* Begin Given material *
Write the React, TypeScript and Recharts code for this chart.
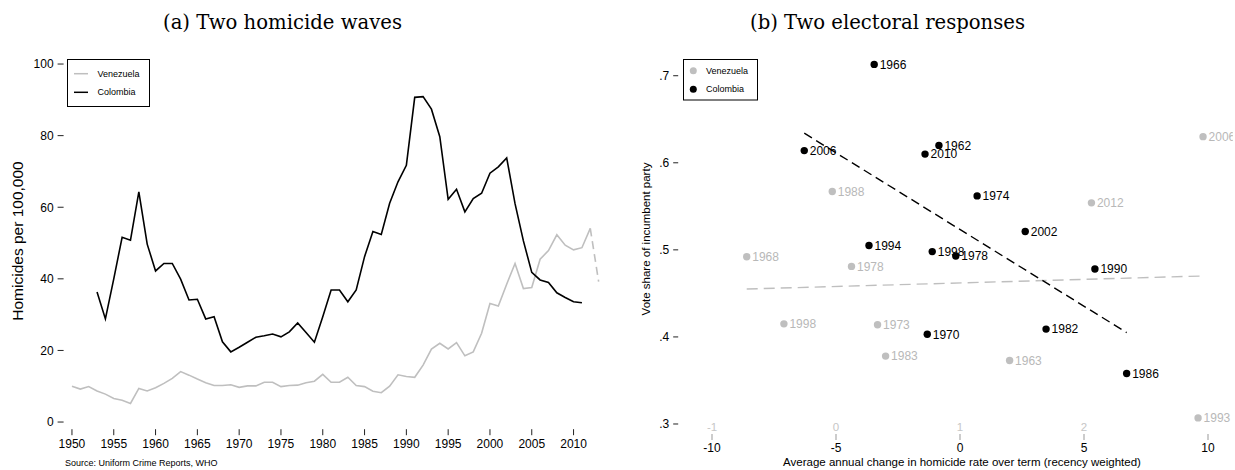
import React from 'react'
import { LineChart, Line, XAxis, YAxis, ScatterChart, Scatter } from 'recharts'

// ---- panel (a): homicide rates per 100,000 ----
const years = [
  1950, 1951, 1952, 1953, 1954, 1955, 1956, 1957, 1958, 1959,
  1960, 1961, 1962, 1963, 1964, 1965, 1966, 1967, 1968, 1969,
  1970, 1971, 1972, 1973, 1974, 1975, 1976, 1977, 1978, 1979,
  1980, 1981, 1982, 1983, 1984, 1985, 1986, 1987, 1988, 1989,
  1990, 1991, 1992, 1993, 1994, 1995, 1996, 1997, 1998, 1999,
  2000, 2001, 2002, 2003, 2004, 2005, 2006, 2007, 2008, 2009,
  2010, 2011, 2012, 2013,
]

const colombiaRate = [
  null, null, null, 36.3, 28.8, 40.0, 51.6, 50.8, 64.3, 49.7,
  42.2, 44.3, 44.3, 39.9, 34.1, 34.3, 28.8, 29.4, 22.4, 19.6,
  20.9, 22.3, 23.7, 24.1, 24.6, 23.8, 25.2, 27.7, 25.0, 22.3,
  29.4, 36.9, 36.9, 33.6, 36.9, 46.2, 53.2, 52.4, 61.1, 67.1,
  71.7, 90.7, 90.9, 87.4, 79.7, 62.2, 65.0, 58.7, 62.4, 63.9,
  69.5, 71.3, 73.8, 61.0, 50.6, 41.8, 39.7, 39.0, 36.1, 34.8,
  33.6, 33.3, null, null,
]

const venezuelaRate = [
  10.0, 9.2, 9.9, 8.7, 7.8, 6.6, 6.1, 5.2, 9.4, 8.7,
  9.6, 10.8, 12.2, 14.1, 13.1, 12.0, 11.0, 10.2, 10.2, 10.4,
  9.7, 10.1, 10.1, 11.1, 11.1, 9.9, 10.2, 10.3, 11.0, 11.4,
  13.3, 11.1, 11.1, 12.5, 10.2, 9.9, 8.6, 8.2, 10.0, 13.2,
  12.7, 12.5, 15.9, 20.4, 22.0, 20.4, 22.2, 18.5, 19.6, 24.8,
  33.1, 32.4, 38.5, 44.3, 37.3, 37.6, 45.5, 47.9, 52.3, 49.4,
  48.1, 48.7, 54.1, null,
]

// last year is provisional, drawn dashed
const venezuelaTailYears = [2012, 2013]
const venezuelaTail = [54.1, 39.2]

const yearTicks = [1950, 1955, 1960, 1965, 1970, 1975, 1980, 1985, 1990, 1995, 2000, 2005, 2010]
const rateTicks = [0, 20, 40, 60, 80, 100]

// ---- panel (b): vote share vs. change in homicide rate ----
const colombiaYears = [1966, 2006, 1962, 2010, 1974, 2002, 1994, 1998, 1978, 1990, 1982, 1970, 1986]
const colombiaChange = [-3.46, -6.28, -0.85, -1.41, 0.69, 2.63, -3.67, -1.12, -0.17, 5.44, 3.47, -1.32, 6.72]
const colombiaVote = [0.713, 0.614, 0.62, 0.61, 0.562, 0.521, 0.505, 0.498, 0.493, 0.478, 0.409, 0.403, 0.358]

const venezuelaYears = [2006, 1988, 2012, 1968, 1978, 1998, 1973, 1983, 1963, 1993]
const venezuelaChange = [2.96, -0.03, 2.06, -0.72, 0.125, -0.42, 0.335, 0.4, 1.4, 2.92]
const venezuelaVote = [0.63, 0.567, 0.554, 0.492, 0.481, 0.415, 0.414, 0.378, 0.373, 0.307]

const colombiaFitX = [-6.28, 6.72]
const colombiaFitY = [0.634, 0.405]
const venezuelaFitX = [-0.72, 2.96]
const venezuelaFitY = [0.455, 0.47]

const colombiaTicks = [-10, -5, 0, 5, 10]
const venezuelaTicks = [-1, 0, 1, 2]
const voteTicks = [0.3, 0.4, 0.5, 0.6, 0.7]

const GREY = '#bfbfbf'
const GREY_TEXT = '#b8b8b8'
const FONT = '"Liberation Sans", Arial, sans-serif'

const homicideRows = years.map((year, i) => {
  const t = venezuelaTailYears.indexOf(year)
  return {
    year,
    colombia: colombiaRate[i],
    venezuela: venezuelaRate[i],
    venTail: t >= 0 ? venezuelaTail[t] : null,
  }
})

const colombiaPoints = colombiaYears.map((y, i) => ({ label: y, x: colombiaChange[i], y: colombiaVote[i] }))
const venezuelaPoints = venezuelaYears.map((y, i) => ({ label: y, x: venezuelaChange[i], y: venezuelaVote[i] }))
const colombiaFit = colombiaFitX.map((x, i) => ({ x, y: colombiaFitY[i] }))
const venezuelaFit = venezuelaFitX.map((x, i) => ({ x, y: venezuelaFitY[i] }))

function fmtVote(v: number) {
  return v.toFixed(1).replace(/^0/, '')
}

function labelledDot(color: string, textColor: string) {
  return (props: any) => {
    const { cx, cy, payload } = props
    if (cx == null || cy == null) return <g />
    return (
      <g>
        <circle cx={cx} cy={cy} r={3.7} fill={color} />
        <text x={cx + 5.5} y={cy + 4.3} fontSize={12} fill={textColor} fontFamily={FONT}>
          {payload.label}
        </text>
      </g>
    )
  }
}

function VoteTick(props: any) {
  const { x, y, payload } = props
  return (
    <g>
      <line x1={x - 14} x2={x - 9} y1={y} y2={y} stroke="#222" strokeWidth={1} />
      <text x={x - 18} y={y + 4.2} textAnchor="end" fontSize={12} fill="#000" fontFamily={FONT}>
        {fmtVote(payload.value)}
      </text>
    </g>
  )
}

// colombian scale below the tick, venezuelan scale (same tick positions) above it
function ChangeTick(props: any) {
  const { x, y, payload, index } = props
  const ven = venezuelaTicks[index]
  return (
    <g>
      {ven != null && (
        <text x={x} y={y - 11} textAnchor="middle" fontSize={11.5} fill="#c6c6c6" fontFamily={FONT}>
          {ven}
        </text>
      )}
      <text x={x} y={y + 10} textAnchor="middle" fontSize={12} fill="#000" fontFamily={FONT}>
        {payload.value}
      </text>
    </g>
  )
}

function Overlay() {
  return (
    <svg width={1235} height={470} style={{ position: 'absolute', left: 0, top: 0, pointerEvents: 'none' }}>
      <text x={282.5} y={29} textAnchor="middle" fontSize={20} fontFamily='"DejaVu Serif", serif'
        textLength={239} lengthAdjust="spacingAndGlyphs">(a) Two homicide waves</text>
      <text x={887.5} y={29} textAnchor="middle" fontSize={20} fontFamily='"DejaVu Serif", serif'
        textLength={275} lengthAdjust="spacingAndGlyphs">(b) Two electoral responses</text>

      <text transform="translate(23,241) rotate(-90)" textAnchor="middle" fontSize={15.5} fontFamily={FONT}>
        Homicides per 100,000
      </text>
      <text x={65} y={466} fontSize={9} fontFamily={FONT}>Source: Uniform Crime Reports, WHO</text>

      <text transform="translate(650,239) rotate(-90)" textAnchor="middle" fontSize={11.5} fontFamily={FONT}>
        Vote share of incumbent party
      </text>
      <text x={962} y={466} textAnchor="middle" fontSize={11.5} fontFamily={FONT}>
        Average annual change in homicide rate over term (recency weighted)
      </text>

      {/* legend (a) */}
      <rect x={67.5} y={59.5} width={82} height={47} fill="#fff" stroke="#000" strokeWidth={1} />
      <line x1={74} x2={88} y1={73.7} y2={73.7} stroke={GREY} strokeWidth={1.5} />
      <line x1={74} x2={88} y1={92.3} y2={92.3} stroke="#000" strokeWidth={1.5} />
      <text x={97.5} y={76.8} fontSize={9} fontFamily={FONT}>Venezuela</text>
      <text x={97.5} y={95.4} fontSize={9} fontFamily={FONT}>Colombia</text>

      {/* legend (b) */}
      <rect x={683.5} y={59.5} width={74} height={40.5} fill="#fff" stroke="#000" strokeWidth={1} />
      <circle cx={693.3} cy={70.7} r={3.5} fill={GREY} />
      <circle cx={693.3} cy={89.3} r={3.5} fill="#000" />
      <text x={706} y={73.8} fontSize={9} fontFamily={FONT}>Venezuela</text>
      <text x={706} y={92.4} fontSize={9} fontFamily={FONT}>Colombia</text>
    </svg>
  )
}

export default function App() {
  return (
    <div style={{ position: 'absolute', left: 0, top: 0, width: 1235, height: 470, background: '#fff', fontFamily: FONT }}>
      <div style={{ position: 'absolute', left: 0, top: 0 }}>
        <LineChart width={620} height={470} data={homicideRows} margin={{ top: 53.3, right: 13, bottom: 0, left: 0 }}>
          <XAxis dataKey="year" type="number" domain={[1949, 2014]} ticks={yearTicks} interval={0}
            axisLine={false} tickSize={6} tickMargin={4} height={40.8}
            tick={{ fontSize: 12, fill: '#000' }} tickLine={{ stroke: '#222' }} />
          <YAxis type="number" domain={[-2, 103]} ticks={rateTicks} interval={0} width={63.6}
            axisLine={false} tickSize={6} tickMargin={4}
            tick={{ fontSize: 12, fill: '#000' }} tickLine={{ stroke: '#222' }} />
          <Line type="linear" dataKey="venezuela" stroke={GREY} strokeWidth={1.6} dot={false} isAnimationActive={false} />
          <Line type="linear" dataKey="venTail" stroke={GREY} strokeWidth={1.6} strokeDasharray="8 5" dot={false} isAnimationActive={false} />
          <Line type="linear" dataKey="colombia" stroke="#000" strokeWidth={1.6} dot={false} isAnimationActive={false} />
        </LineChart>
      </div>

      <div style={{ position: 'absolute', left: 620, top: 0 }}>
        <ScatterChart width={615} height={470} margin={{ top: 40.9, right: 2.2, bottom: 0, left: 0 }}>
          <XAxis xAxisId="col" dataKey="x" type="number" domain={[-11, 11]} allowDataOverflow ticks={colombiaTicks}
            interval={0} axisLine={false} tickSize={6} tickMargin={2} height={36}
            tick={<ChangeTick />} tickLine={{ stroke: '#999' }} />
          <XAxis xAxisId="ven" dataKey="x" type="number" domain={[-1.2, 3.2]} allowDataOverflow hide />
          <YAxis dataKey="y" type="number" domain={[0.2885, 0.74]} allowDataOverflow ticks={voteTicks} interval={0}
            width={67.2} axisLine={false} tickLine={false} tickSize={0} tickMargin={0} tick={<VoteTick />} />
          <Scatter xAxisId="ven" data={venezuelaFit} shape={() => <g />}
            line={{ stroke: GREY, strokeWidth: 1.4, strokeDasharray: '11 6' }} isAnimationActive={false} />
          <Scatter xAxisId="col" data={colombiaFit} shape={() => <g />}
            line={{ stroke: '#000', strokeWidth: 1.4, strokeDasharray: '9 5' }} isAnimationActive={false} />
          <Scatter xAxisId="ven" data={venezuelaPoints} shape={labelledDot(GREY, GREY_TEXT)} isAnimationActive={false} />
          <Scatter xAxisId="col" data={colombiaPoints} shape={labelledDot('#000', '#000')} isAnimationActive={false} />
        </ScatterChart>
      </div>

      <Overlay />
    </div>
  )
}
* End Given material *
» Given problem
With the pictures left out, restate word for word every line of the data above, from the first down to the line that contains "const venezuelaTail = [54.1, 39.2]".

» Solution
Write the React, TypeScript and Recharts code for this chart.
import React from 'react'
import { LineChart, Line, XAxis, YAxis, ScatterChart, Scatter } from 'recharts'

// ---- panel (a): homicide rates per 100,000 ----
const years = [
  1950, 1951, 1952, 1953, 1954, 1955, 1956, 1957, 1958, 1959,
  1960, 1961, 1962, 1963, 1964, 1965, 1966, 1967, 1968, 1969,
  1970, 1971, 1972, 1973, 1974, 1975, 1976, 1977, 1978, 1979,
  1980, 1981, 1982, 1983, 1984, 1985, 1986, 1987, 1988, 1989,
  1990, 1991, 1992, 1993, 1994, 1995, 1996, 1997, 1998, 1999,
  2000, 2001, 2002, 2003, 2004, 2005, 2006, 2007, 2008, 2009,
  2010, 2011, 2012, 2013,
]

const colombiaRate = [
  null, null, null, 36.3, 28.8, 40.0, 51.6, 50.8, 64.3, 49.7,
  42.2, 44.3, 44.3, 39.9, 34.1, 34.3, 28.8, 29.4, 22.4, 19.6,
  20.9, 22.3, 23.7, 24.1, 24.6, 23.8, 25.2, 27.7, 25.0, 22.3,
  29.4, 36.9, 36.9, 33.6, 36.9, 46.2, 53.2, 52.4, 61.1, 67.1,
  71.7, 90.7, 90.9, 87.4, 79.7, 62.2, 65.0, 58.7, 62.4, 63.9,
  69.5, 71.3, 73.8, 61.0, 50.6, 41.8, 39.7, 39.0, 36.1, 34.8,
  33.6, 33.3, null, null,
]

const venezuelaRate = [
  10.0, 9.2, 9.9, 8.7, 7.8, 6.6, 6.1, 5.2, 9.4, 8.7,
  9.6, 10.8, 12.2, 14.1, 13.1, 12.0, 11.0, 10.2, 10.2, 10.4,
  9.7, 10.1, 10.1, 11.1, 11.1, 9.9, 10.2, 10.3, 11.0, 11.4,
  13.3, 11.1, 11.1, 12.5, 10.2, 9.9, 8.6, 8.2, 10.0, 13.2,
  12.7, 12.5, 15.9, 20.4, 22.0, 20.4, 22.2, 18.5, 19.6, 24.8,
  33.1, 32.4, 38.5, 44.3, 37.3, 37.6, 45.5, 47.9, 52.3, 49.4,
  48.1, 48.7, 54.1, null,
]

// last year is provisional, drawn dashed
const venezuelaTailYears = [2012, 2013]
const venezuelaTail = [54.1, 39.2]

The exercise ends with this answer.